Nous savons tous que cette élection a toujours posé des problèmes à notre parti tellement son mécanisme même est étranger à notre culture du consensus et du rassemblement. Mais nous savons tout aussi bien qu’un parti, dans ces institutions et dans ce monde médiatique, ne peut durablement exister s’il n’est pas décidé à peser, directement ou indirectement, par présence ou par influence, sur l’élection présidentielle. C’est donc une étape importante qui est devant nous et elle vous concerne tous. Pour ma part, je n’ose pas imaginer ce que serait l’état de la gauche si, par malheur pour le pays, elle venait à perdre cette élection pour la quatrième fois consécutive.
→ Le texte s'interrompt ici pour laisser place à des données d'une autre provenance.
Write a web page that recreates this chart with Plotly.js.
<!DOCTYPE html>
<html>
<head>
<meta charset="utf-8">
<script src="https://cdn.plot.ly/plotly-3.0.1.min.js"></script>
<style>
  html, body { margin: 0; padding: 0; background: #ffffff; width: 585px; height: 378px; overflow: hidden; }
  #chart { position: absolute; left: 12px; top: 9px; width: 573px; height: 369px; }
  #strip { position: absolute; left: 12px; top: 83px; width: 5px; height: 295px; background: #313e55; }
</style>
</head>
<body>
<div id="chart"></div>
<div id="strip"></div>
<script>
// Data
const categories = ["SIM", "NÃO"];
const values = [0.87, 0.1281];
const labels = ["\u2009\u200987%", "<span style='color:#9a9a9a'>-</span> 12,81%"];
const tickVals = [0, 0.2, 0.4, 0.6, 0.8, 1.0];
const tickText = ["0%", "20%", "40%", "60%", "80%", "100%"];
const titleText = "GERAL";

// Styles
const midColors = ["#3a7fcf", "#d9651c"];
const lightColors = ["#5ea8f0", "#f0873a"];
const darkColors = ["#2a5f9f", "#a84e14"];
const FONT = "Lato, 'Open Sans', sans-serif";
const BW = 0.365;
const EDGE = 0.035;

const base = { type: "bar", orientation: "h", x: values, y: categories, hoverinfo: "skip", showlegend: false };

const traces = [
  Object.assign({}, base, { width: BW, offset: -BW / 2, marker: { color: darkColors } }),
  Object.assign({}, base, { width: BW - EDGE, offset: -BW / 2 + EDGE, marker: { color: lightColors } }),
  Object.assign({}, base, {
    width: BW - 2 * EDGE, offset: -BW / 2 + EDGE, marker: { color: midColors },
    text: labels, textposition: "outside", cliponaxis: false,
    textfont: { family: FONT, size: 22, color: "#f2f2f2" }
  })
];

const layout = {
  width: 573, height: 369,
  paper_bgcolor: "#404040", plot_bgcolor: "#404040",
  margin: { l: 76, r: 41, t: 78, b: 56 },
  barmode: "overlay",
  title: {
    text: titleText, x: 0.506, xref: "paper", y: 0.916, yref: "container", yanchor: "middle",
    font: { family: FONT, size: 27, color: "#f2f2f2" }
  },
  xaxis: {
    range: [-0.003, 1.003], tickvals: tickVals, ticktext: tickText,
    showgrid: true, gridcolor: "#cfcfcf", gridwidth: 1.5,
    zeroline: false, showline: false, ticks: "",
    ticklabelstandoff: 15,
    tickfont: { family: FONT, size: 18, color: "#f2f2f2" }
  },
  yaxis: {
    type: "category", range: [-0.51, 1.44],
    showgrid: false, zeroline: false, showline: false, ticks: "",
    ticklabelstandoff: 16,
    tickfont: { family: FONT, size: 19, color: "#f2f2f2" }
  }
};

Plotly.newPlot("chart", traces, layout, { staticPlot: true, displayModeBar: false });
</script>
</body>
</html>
Et je crois, soyons plus clairs, je sais que les radicaux peuvent apporter des voix décisives dans un scrutin qui sera, soyez-en certains, beaucoup plus serré qu’on ne le dit aujourd’hui. Cet apport sera à la mesure de la capacité de mobilisation et de la force de conviction que vous allez toutes et tous manifester dans les prochaines semaines. Je vois de l’optimisme dans vos yeux et je m’en réjouis.
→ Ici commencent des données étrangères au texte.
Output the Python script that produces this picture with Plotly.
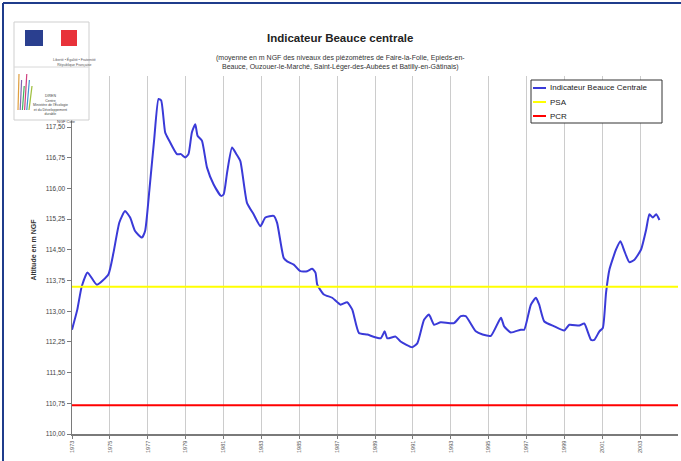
import plotly.graph_objects as go

# ---- data ----
dates = [1973.00, 1973.28, 1973.51, 1973.82, 1974.31, 1974.92, 1975.19, 1975.50, 1975.80,
         1976.07, 1976.33, 1976.69, 1976.86, 1977.09, 1977.34, 1977.57, 1977.71, 1977.92,
         1978.10, 1978.54, 1978.75, 1978.98, 1979.15, 1979.33, 1979.51, 1979.63, 1979.86,
         1980.13, 1980.48, 1980.87, 1981.01, 1981.19, 1981.45, 1981.68, 1981.89, 1982.24,
         1982.59, 1982.95, 1983.21, 1983.65, 1983.83, 1984.18, 1984.36, 1984.71, 1985.06,
         1985.42, 1985.68, 1985.86, 1985.95, 1986.30, 1986.74, 1987.18, 1987.53, 1987.80,
         1988.15, 1988.59, 1989.30, 1989.51, 1989.65, 1990.09, 1990.35, 1990.97, 1991.24,
         1991.59, 1991.85, 1992.12, 1992.47, 1993.17, 1993.53, 1993.79, 1994.32, 1994.68,
         1995.12, 1995.65, 1995.82, 1996.17, 1996.70, 1996.88, 1997.23, 1997.50, 1997.67,
         1997.94, 1998.47, 1998.99, 1999.26, 1999.79, 2000.05, 2000.41, 2000.58, 2000.85,
         2001.03, 2001.20, 2001.38, 2001.73, 2001.96, 2002.17, 2002.43, 2002.70, 2003.05,
         2003.32, 2003.49, 2003.67, 2003.85, 2004.02]
indicateur = [112.55, 113.04, 113.60, 113.95, 113.65, 113.90, 114.43, 115.17, 115.45,
              115.29, 114.96, 114.80, 114.96, 115.98, 117.20, 118.19, 118.15, 117.37,
              117.20, 116.84, 116.84, 116.76, 116.84, 117.37, 117.57, 117.29, 117.17,
              116.51, 116.10, 115.82, 115.86, 116.39, 117.00, 116.84, 116.67, 115.65,
              115.37, 115.08, 115.29, 115.33, 115.16, 114.30, 114.22, 114.14, 113.98,
              113.98, 114.04, 113.94, 113.65, 113.41, 113.33, 113.16, 113.22, 113.04,
              112.47, 112.43, 112.34, 112.51, 112.34, 112.38, 112.26, 112.12, 112.22,
              112.79, 112.92, 112.67, 112.73, 112.71, 112.88, 112.88, 112.51, 112.43,
              112.40, 112.84, 112.63, 112.48, 112.55, 112.55, 113.16, 113.33, 113.16,
              112.75, 112.63, 112.53, 112.67, 112.65, 112.70, 112.30, 112.30, 112.51,
              112.59, 113.45, 114.02, 114.51, 114.71, 114.47, 114.20, 114.26, 114.51,
              115.00, 115.37, 115.29, 115.37, 115.23]
psa_level = 113.6
pcr_level = 110.7
x_range = [1973, 2005]
tick_years = list(range(1973, 2005, 2))
tick_labels = [str(y) for y in tick_years]
y_ticks = [110.00, 110.75, 111.50, 112.25, 113.00, 113.75, 114.50, 115.25, 116.00, 116.75, 117.50]
y_range = [110.0, 118.75]
series_names = ["Indicateur Beauce Centrale", "PSA", "PCR"]
series_colors = ["#3a3ad8", "#ffff00", "#ff0000"]

# ---- layout geometry helpers (pixels -> paper) ----
L, R, T, B = 72, 678, 76, 434
W, H = 681, 461
def px(x):
    return (x - L) / (R - L)
def py(y):
    return (B - y) / (B - T)

FONT = "Liberation Sans, Arial"

fig = go.Figure()
fig.add_trace(go.Scatter(x=dates, y=indicateur, mode="lines", name=series_names[0],
                         line=dict(color=series_colors[0], width=2, shape="spline", smoothing=0.5)))
fig.add_trace(go.Scatter(x=x_range, y=[psa_level, psa_level], mode="lines", name=series_names[1],
                         line=dict(color=series_colors[1], width=2)))
fig.add_trace(go.Scatter(x=x_range, y=[pcr_level, pcr_level], mode="lines", name=series_names[2],
                         line=dict(color=series_colors[2], width=2)))

shapes = []
# outer frame (left / top)
shapes.append(dict(type="line", xref="paper", yref="paper", x0=px(3), x1=px(3), y0=py(3), y1=py(461),
                   line=dict(color="#1f3c8c", width=2)))
shapes.append(dict(type="line", xref="paper", yref="paper", x0=px(3), x1=px(681), y0=py(3), y1=py(3),
                   line=dict(color="#1f3c8c", width=2)))
# logo box
shapes.append(dict(type="rect", xref="paper", yref="paper", x0=px(14), x1=px(89), y0=py(22), y1=py(120),
                   fillcolor="white", line=dict(color="#cfcfcf", width=1), layer="above"))
shapes.append(dict(type="line", xref="paper", yref="paper", x0=px(14), x1=px(89), y0=py(67), y1=py(67),
                   line=dict(color="#d8d8d8", width=1), layer="above"))
shapes.append(dict(type="rect", xref="paper", yref="paper", x0=px(25), x1=px(43), y0=py(30), y1=py(46),
                   fillcolor="#2a3f8f", line=dict(width=0), layer="above"))
shapes.append(dict(type="rect", xref="paper", yref="paper", x0=px(61), x1=px(77), y0=py(30), y1=py(46),
                   fillcolor="#e8323a", line=dict(width=0), layer="above"))
logo_cols = ["#e0a040", "#8060b0", "#40b060", "#d04080", "#4090d0", "#a0c040"]
for i, c in enumerate(logo_cols):
    shapes.append(dict(type="line", xref="paper", yref="paper", x0=px(18 + i * 2.2), x1=px(19 + i * 2.6),
                       y0=py(110), y1=py(74 + (i % 3) * 6), line=dict(color=c, width=1.2), layer="above"))

# legend box (drawn by hand to match the compact Excel legend)
shapes.append(dict(type="rect", xref="paper", yref="paper", x0=px(531), x1=px(662), y0=py(80), y1=py(123),
                   fillcolor="white", line=dict(color="#333", width=1), layer="above"))
annotations = []
for i, (nm, col) in enumerate(zip(series_names, series_colors)):
    yy = 88 + i * 14
    shapes.append(dict(type="line", xref="paper", yref="paper", x0=px(533), x1=px(546), y0=py(yy), y1=py(yy),
                       line=dict(color=col, width=2), layer="above"))
    annotations.append(dict(text=nm, x=px(548), y=py(yy), xref="paper", yref="paper", xanchor="left",
                            yanchor="middle", showarrow=False,
                            font=dict(size=8, color="#222", family=FONT)))

annotations += [
    dict(text="<b>Indicateur Beauce centrale</b>", x=px(340), y=py(30), xref="paper", yref="paper",
         showarrow=False, font=dict(size=11.5, color="#222", family=FONT)),
    dict(text="(moyenne en m NGF des niveaux des piézomètres de Faire-la-Folie, Epieds-en-<br>"
              "Beauce, Ouzouer-le-Marché, Saint-Léger-des-Aubées et Batilly-en-Gâtinais)",
         x=px(340), y=py(52), xref="paper", yref="paper", showarrow=False,
         font=dict(size=7, color="#333", family=FONT)),
    dict(text="<b>Altitude en m NGF</b>", x=px(27), y=py(250), xref="paper", yref="paper",
         showarrow=False, textangle=-90, font=dict(size=7, color="#333", family=FONT)),
    dict(text="Liberté • Égalité • Fraternité<br>République Française", x=px(51), y=py(55),
         xref="paper", yref="paper", showarrow=False,
         font=dict(size=3.5, color="#555", family=FONT)),
    dict(text="DIREN<br>Centre<br>Ministère de l'Écologie<br>et du Développement<br>durable",
         x=px(50), y=py(92), xref="paper", yref="paper", showarrow=False, xanchor="center",
         font=dict(size=3.5, color="#444", family=FONT)),
    dict(text="NGF Cote", x=px(55), y=py(117), xref="paper", yref="paper", showarrow=False,
         font=dict(size=4, color="#444", family=FONT)),
]

fig.update_layout(
    width=W, height=H,
    margin=dict(l=L, r=W - R, t=T, b=H - B, pad=0),
    paper_bgcolor="white", plot_bgcolor="white",
    separators=", ",
    showlegend=False,
    hovermode=False,
    xaxis=dict(range=x_range, tickvals=tick_years, ticktext=tick_labels, tickangle=-90,
               showgrid=True, gridcolor="#cccccc", gridwidth=1,
               showline=True, linecolor="#7a7a7a", linewidth=1.5, ticks="outside", ticklen=3,
               tickcolor="#7a7a7a", zeroline=False,
               tickfont=dict(size=5.5, color="#555", family=FONT)),
    yaxis=dict(range=y_range, tickvals=y_ticks, tickformat=".2f", showgrid=False,
               showline=True, linecolor="#7a7a7a", linewidth=1.5, ticks="outside", ticklen=4,
               tickcolor="#7a7a7a", zeroline=False,
               tickfont=dict(size=6.5, color="#444", family=FONT)),
    shapes=shapes, annotations=annotations,
)

fig.write_html("out.html", config={"displayModeBar": False, "staticPlot": True},
               post_script="document.body.style.margin='0';document.body.style.overflow='hidden';")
Pas pour moi, je ne suis que l’instrument de votre volonté de vivre d’une existence libre. Pas pour vous non plus car je sais déjà que je n’ai aucun besoin de vous convaincre ; un radical qui voit venir une grande élection, c’est comme un militaire qui entend le bruit du canon ; il est prêt. Pas même pour notre parti et nos fédérations ; ce sont des outils, utiles certes, mais l’essentiel est ailleurs.
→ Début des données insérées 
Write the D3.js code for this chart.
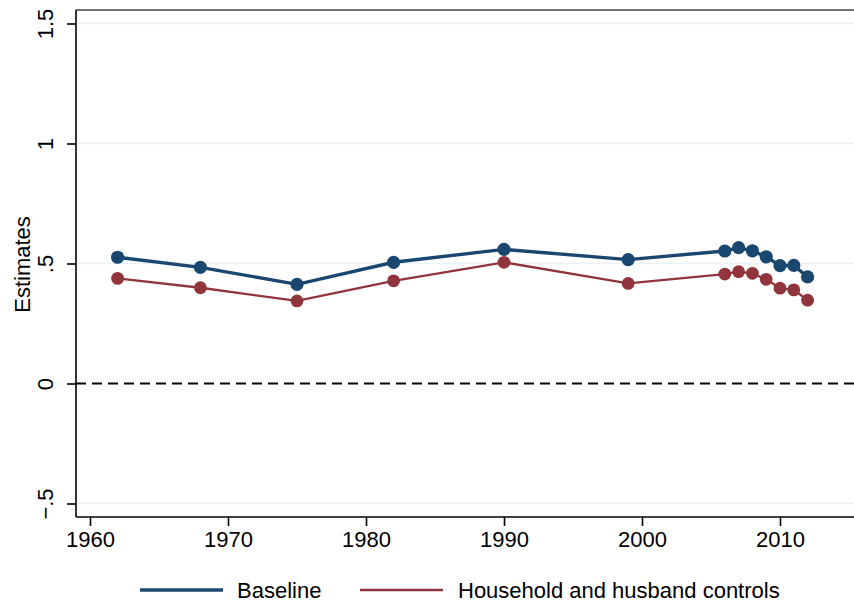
<!DOCTYPE html>
<html>
<head>
<meta charset="utf-8">
<script src="https://cdn.jsdelivr.net/npm/d3@7"></script>
<style>
  html, body { margin: 0; padding: 0; background: #fff; }
  svg { display: block; font-family: "Liberation Sans", Arial, Helvetica, sans-serif; }
</style>
</head>
<body>
<svg id="chart" width="854" height="602"></svg>
<script>
// Survey years
const years = [1962, 1968, 1975, 1982, 1990, 1999, 2006, 2007, 2008, 2009, 2010, 2011, 2012];
// Point estimates by specification
const baseline = [0.526, 0.484, 0.413, 0.505, 0.559, 0.516, 0.552, 0.566, 0.553, 0.528, 0.491, 0.492, 0.444];
const household = [0.438, 0.399, 0.344, 0.428, 0.505, 0.417, 0.456, 0.466, 0.459, 0.434, 0.397, 0.390, 0.347];
// Axis ticks
const xTicks = [1960, 1970, 1980, 1990, 2000, 2010];
const yTicks = [-0.5, 0, 0.5, 1, 1.5];
const yTickLabels = ["\u2212.5", "0", ".5", "1", "1.5"];
const seriesNames = ["Baseline", "Household and husband controls"];

const colors = ["#1a476f", "#90353b"];
const fontSize = 22;

const svg = d3.select("#chart");
const plot = { left: 76, right: 870, top: 10, bottom: 517 };

const x = d3.scaleLinear().domain([1960, 2010]).range([90, 780]);
const y = d3.scaleLinear().domain([0, 1.5]).range([383.5, 23.5]);

// Grid lines
svg.append("g").selectAll("line")
  .data(yTicks.filter(d => d !== 0))
  .join("line")
  .attr("x1", plot.left).attr("x2", plot.right)
  .attr("y1", d => y(d)).attr("y2", d => y(d))
  .attr("stroke", "#eaf2f3").attr("stroke-width", 1.6);

// Frame (top edge)
svg.append("line")
  .attr("x1", plot.left).attr("x2", plot.right)
  .attr("y1", plot.top).attr("y2", plot.top)
  .attr("stroke", "#444").attr("stroke-width", 1.6);

// Y axis
const yAxis = d3.axisLeft(y).tickValues(yTicks).tickSize(9)
  .tickFormat((d, i) => yTickLabels[i]);
const gy = svg.append("g").attr("transform", `translate(${plot.left},0)`).call(yAxis);
gy.select(".domain").attr("d", `M0,${plot.top}V${plot.bottom}`).attr("stroke", "#000").attr("stroke-width", 1.6);
gy.selectAll(".tick line").attr("stroke", "#000").attr("stroke-width", 1.6);
gy.selectAll(".tick text")
  .attr("font-size", fontSize).attr("fill", "#000")
  .attr("text-anchor", "middle")
  .attr("x", null).attr("dy", null)
  .attr("transform", "translate(-23,0) rotate(-90)");

// X axis
const xAxis = d3.axisBottom(x).tickValues(xTicks).tickSize(9).tickFormat(d3.format("d"));
const gx = svg.append("g").attr("transform", `translate(0,${plot.bottom})`).call(xAxis);
gx.select(".domain").attr("d", `M${plot.left},0H${plot.right}`).attr("stroke", "#000").attr("stroke-width", 1.6);
gx.selectAll(".tick line").attr("stroke", "#000").attr("stroke-width", 1.6);
gx.selectAll(".tick text")
  .attr("font-size", fontSize).attr("fill", "#000")
  .attr("y", 30).attr("dy", null);

// Y axis title
svg.append("text")
  .attr("transform", `translate(30,${(y(-0.5) + y(1.5)) / 2 + 1}) rotate(-90)`)
  .attr("text-anchor", "middle")
  .attr("font-size", fontSize)
  .text("Estimates");

// Zero reference line
svg.append("line")
  .attr("x1", plot.left).attr("x2", plot.right)
  .attr("y1", y(0)).attr("y2", y(0))
  .attr("stroke", "#000").attr("stroke-width", 2)
  .attr("stroke-dasharray", "10,6");

// Series
const series = [baseline, household];
const widths = [3.4, 2.3];
const radii = [6.6, 6.4];
series.forEach((vals, s) => {
  const pts = years.map((yr, i) => [yr, vals[i]]);
  svg.append("path")
    .datum(pts)
    .attr("fill", "none")
    .attr("stroke", colors[s])
    .attr("stroke-width", widths[s])
    .attr("d", d3.line().x(d => x(d[0])).y(d => y(d[1])));
  svg.append("g").selectAll("circle")
    .data(pts)
    .join("circle")
    .attr("cx", d => x(d[0])).attr("cy", d => y(d[1]))
    .attr("r", radii[s])
    .attr("fill", colors[s]);
});

// Legend
const legend = [
  { x0: 140, x1: 223, tx: 237 },
  { x0: 360, x1: 443, tx: 458 }
];
legend.forEach((l, i) => {
  svg.append("line")
    .attr("x1", l.x0).attr("x2", l.x1)
    .attr("y1", 590).attr("y2", 590)
    .attr("stroke", colors[i]).attr("stroke-width", widths[i]);
  svg.append("text")
    .attr("x", l.tx).attr("y", 598)
    .attr("font-size", fontSize)
    .text(seriesNames[i]);
});
</script>
</body>
</html>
Vous allez agir, mobiliser, convaincre, rassembler car c’est toute la gauche qui a besoin des radicaux. C’est tout le peuple, ce grand peuple-là qui a fini par désespérer de la politique, qui a besoin de vous.
Et s’il faut aller vraiment à l’essentiel, je vous dirai qu’on ne doit jamais se contenter d’être en démocratie. C’est heureux et les révolutions de ce printemps sont là pour nous le rappeler. Mais la démocratie n’est qu’un état, le plus souhaitable. La République est plus qu’un état ; c’est un projet en perpétuelle construction, une dynamique féconde mais instable, toujours menacée par le moindre manquement à ce que j’ai appelé l’esprit public. Je crois vraiment que les principes républicains qui sont la colonne vertébrale de notre pays, liberté, égalité que nous appelons justice, fraternité, mais aussi laïcité, tolérance, progressisme, que toutes ces grandes et belles valeurs sont aujourd’hui en danger.
L’affection filiale que les radicaux montrent plus que d’autres à la République ne peut pas être une simple proclamation. Elle implique des actes car la République n’est pas une allégorie de marbre. Elle est faite de la chair des citoyens qui la composent, du sang que leurs parents ont versé et de l’esprit que nous devons insuffler pour la nourrir de nouvelles idées et démontrer ainsi que la République n’est jamais achevée.
Bref, mes amis, la République a besoin de vous. Et je veux que notre apport soit décisif. Je ne peux compter que sur votre énergie collective. J’ai confiance dans votre engagement et vous pouvez avoir la plus totale confiance dans ma détermination.